### [Information given]

+-------+

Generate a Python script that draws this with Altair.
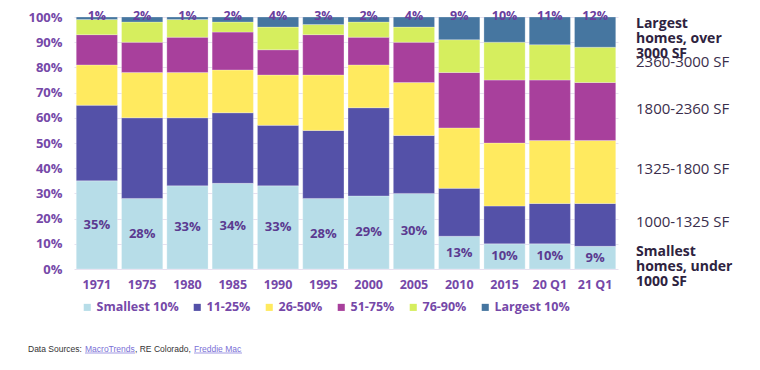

+-------+

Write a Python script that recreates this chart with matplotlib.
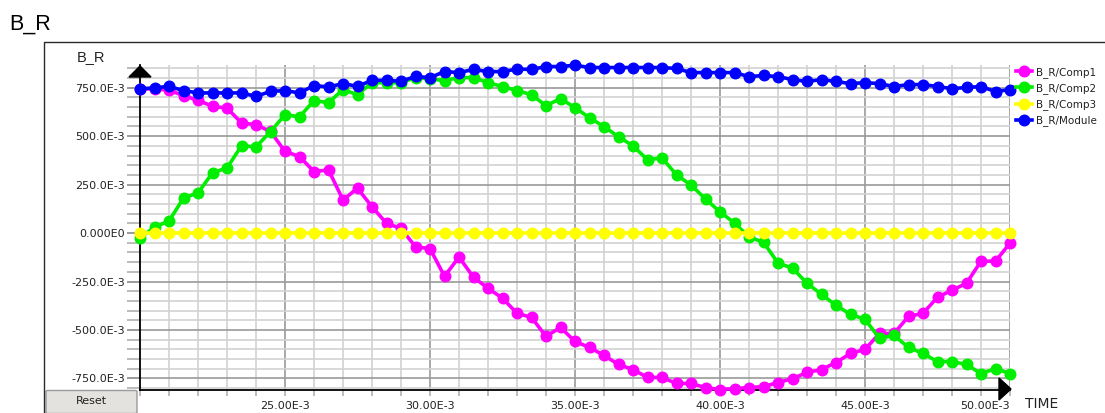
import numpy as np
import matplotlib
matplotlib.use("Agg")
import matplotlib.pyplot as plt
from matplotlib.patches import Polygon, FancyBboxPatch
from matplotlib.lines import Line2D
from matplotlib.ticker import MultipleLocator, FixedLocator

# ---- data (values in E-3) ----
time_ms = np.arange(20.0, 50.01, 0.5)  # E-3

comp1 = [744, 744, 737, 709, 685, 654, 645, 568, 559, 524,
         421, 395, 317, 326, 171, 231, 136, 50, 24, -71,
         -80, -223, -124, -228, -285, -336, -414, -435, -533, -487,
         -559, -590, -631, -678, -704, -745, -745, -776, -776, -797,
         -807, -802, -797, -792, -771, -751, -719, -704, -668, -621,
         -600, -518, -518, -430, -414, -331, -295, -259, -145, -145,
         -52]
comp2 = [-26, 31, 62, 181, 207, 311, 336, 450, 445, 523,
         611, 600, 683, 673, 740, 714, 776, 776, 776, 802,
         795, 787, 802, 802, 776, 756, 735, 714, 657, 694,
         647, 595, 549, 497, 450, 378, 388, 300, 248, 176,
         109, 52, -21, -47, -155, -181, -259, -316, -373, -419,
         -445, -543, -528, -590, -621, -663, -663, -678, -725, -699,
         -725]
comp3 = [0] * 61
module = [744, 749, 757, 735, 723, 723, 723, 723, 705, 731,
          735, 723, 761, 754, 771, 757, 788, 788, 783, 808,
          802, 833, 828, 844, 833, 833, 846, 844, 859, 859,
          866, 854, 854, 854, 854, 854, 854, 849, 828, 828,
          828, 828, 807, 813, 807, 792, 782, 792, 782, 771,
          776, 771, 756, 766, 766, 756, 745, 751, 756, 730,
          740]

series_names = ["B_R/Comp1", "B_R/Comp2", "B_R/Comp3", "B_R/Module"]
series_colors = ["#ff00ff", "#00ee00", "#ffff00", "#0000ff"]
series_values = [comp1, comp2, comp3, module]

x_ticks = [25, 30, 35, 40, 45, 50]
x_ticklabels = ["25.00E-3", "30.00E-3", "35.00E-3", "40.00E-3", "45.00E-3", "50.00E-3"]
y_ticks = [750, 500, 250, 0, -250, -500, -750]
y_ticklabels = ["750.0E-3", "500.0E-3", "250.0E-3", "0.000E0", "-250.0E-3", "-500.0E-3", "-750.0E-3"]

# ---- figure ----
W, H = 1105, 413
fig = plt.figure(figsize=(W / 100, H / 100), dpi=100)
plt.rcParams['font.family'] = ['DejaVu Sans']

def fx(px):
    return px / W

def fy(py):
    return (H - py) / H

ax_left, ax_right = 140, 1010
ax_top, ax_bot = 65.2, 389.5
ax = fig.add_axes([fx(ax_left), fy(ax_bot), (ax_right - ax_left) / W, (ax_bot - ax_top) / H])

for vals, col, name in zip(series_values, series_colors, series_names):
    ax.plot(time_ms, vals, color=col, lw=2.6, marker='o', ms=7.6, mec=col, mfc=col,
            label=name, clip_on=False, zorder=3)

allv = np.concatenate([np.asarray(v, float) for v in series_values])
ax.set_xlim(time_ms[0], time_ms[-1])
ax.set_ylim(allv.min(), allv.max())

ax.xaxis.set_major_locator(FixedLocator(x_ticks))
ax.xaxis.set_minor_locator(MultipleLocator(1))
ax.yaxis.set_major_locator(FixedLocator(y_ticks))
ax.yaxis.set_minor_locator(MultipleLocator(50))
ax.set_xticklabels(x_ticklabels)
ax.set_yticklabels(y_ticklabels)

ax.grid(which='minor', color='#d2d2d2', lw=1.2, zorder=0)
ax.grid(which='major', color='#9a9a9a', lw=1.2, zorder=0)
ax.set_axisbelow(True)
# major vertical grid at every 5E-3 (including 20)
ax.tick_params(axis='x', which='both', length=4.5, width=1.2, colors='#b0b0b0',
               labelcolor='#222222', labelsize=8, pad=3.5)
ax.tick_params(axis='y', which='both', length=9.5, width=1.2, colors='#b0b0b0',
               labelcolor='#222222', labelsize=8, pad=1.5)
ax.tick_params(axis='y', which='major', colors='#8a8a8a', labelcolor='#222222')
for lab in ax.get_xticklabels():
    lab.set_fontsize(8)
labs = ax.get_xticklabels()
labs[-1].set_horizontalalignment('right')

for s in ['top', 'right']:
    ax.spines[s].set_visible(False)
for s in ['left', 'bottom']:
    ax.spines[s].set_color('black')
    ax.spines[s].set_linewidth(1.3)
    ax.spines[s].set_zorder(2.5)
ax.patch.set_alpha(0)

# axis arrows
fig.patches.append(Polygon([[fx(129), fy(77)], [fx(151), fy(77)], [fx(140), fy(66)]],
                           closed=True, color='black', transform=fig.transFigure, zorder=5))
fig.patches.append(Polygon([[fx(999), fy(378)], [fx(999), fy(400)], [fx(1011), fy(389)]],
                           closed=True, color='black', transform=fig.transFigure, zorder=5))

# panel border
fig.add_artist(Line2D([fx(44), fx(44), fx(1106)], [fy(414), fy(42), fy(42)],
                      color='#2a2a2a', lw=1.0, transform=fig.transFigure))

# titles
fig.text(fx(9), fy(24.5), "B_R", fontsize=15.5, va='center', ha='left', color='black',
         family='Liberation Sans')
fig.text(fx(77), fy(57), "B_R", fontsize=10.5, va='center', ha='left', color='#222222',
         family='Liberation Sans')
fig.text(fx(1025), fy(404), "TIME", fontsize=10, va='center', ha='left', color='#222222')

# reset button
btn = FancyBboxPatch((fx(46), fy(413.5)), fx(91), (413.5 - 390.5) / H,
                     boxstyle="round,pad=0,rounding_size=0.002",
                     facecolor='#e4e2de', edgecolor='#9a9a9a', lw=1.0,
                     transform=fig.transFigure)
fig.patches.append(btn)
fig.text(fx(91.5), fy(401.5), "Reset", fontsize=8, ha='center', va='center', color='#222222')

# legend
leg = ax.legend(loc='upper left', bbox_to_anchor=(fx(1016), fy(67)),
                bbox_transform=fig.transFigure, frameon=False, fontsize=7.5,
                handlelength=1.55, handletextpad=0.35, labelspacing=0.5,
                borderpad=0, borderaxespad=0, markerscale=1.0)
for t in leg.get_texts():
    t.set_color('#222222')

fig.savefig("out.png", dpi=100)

+-------+

### [Task objective]
Lines from the one with "Write a Python" through the one with "from matplotlib.ticker import" are the only ones to quote. Quote them exactly and leave out pictures.

### [Final result]
Write a Python script that recreates this chart with matplotlib.
import numpy as np
import matplotlib
matplotlib.use("Agg")
import matplotlib.pyplot as plt
from matplotlib.patches import Polygon, FancyBboxPatch
from matplotlib.lines import Line2D
from matplotlib.ticker import MultipleLocator, FixedLocator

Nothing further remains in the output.